Friday, December 18, 2009

No Rough Drafts

I never write a "rough draft." Nor would I ever show anything to another human being that was a rough draft. The term I use is "penultimate draft." In other words, it's not final yet, but next-to-final.

I have basically four categories. Notes, which can be in any form and have no style to speak of. They might not even be complete sentences.

Next, prose per se. I usually use three asterisks *** to separate what I've written in prose at the beginning of a chapter and the mere notes at the end. The hardest part of writing is pushing forward and creating prose out of mere notes.

Thirdly, penultimate prose: every sentence has been written over several times.

Finally, final prose, such as that which would occur in the publication itself. Every sentence is more or less fine tuned.

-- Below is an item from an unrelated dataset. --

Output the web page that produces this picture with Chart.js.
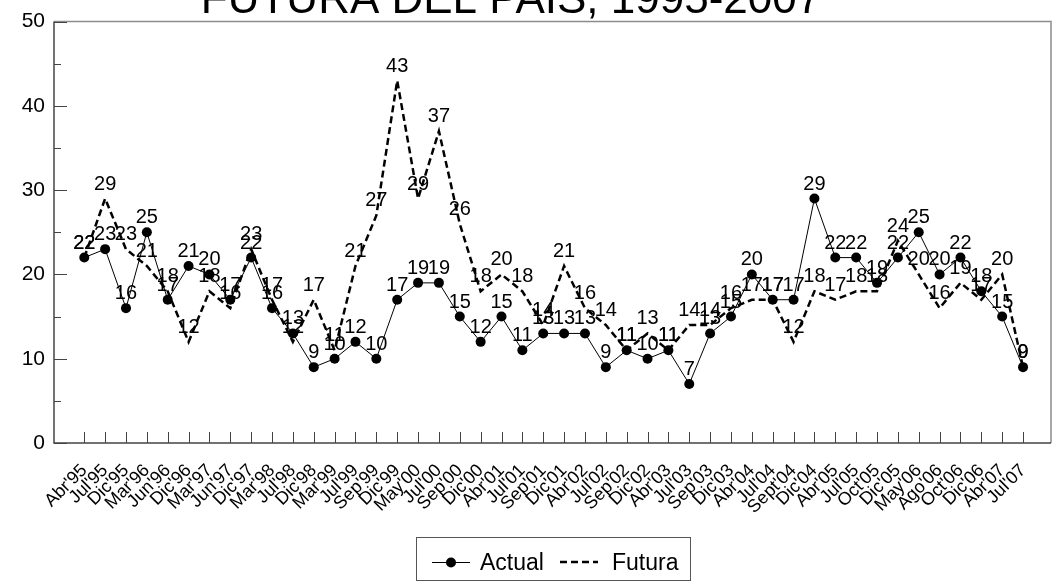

I would only show writing at the third stage to anyone else, because it would be an insult to them and would show me not at my best. If you want help with your work, get it to a presentable stage first, so that the help can take place at a higher level. Oftentimes the feedback descends to the level of the work itself. In other words, if there are a lot of distracting stylistic tics, the reader will focus on those rather than on the ideas.

1 comment:

Andrew Shields said...

And when you do show it to someone, don't prejudge them by saying, "It's pretty rough." Give them a chance to come up with their own response.